Problem to solve — Can you set down, exactly as they appear below, the lines from the opening of the material through the one bearing "from bokeh.resources import INLINE", minus the pictures?

(Charts and diagrams as code)
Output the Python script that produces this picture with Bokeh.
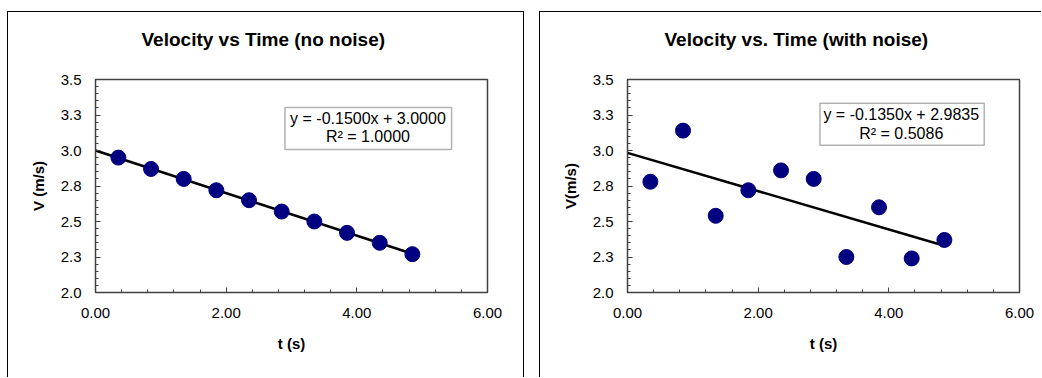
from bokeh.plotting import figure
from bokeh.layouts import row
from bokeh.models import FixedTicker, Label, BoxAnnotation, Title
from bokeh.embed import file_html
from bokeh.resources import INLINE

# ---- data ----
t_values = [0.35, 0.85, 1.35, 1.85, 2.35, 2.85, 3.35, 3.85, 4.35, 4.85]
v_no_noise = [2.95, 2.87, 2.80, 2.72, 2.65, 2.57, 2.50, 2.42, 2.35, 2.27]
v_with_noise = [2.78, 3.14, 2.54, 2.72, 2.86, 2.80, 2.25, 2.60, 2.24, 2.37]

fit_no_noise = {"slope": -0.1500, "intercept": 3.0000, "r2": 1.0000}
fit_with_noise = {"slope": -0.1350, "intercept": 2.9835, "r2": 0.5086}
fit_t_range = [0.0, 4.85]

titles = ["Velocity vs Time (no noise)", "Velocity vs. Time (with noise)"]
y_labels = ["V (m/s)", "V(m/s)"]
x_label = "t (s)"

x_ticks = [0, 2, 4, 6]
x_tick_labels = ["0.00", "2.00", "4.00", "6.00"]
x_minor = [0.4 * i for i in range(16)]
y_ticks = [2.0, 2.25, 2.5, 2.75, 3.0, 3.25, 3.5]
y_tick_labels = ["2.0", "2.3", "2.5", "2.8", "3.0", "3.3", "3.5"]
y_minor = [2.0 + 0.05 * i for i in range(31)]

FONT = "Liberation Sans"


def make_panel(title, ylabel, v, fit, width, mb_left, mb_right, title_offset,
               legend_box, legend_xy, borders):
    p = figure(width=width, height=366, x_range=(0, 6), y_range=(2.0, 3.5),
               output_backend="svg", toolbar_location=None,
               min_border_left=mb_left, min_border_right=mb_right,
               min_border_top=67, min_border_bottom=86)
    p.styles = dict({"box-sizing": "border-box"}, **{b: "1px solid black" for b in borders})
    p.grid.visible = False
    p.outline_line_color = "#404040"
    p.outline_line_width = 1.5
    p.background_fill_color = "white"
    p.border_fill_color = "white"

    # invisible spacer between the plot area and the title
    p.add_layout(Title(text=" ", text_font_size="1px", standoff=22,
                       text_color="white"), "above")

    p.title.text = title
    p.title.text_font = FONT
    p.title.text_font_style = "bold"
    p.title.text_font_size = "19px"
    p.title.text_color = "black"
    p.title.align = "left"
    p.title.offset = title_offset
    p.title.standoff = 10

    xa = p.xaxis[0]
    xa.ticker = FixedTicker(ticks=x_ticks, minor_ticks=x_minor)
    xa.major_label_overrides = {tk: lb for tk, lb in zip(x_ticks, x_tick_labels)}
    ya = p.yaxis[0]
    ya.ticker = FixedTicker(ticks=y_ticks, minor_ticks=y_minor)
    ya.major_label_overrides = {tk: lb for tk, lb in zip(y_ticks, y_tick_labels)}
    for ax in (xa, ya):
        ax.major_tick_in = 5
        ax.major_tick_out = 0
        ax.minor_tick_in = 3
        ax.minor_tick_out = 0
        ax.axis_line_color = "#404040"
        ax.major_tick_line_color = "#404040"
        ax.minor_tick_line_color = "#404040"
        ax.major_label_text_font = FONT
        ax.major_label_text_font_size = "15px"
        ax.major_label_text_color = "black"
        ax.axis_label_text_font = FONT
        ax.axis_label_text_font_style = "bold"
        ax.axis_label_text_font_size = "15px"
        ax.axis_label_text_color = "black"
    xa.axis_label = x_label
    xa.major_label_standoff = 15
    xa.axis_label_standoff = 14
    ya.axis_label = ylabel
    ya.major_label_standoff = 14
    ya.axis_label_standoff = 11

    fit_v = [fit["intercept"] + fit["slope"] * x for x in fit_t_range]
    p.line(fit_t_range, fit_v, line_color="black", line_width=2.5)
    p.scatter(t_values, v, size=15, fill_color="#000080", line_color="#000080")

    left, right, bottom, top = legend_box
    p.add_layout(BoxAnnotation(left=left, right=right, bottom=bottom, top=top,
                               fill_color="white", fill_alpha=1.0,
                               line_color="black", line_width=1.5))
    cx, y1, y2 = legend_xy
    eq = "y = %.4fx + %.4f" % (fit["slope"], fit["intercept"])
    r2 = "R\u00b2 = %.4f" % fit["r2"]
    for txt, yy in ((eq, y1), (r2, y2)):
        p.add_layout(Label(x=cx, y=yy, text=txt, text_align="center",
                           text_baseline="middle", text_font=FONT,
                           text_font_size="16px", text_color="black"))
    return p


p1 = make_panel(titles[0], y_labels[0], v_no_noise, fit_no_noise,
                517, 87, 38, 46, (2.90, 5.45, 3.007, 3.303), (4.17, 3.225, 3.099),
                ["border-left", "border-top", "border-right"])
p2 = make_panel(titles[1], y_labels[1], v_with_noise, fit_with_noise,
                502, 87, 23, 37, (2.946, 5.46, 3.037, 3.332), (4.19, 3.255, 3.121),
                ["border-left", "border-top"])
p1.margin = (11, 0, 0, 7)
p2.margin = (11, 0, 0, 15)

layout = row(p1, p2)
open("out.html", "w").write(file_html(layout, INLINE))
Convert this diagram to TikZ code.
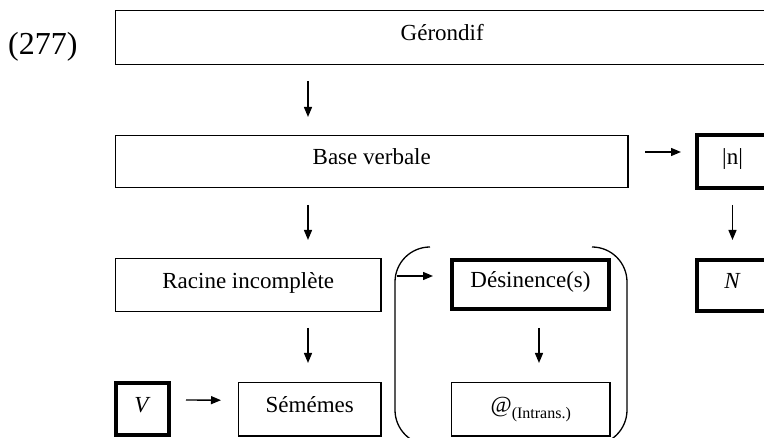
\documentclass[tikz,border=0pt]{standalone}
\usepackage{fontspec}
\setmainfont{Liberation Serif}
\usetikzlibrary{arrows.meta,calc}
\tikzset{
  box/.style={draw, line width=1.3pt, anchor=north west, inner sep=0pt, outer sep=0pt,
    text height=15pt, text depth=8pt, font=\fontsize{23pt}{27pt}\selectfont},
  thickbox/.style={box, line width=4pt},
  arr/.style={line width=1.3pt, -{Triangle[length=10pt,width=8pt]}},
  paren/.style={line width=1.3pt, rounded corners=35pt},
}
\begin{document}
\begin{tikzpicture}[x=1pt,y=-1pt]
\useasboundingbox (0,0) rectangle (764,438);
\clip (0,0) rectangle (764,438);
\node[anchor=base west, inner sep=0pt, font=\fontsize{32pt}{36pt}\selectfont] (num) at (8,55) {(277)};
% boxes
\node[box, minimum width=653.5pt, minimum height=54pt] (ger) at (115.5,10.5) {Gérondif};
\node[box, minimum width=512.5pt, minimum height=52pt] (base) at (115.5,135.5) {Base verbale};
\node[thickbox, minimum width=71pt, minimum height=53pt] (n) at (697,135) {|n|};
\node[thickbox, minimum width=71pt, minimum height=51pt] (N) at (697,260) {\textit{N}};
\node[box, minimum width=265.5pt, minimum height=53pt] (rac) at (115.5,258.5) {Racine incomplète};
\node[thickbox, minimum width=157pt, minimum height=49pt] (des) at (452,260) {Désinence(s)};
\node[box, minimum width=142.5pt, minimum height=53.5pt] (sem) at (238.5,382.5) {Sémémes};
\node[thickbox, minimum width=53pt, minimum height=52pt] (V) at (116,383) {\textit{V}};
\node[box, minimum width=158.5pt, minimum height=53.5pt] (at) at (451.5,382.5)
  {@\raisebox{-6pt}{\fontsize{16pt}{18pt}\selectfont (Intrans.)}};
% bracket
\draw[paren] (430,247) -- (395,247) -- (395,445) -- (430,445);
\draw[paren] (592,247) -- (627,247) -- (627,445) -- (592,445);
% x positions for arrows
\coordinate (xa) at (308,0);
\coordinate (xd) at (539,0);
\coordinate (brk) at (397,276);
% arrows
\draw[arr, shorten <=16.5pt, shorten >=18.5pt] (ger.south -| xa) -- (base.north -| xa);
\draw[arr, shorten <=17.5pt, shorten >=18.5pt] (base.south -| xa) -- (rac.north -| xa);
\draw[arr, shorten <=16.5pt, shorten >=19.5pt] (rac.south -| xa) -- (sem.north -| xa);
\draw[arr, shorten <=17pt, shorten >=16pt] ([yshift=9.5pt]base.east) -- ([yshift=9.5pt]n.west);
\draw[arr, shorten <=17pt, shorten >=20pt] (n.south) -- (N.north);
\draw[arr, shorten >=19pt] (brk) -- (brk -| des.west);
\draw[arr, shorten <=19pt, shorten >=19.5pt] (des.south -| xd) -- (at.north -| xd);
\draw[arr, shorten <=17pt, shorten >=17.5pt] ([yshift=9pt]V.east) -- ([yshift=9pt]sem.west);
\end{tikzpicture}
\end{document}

Answer below —
Output the Python script that produces this picture with Bokeh.
from bokeh.plotting import figure
from bokeh.layouts import row
from bokeh.models import FixedTicker, Label, BoxAnnotation, Title
from bokeh.embed import file_html
from bokeh.resources import INLINE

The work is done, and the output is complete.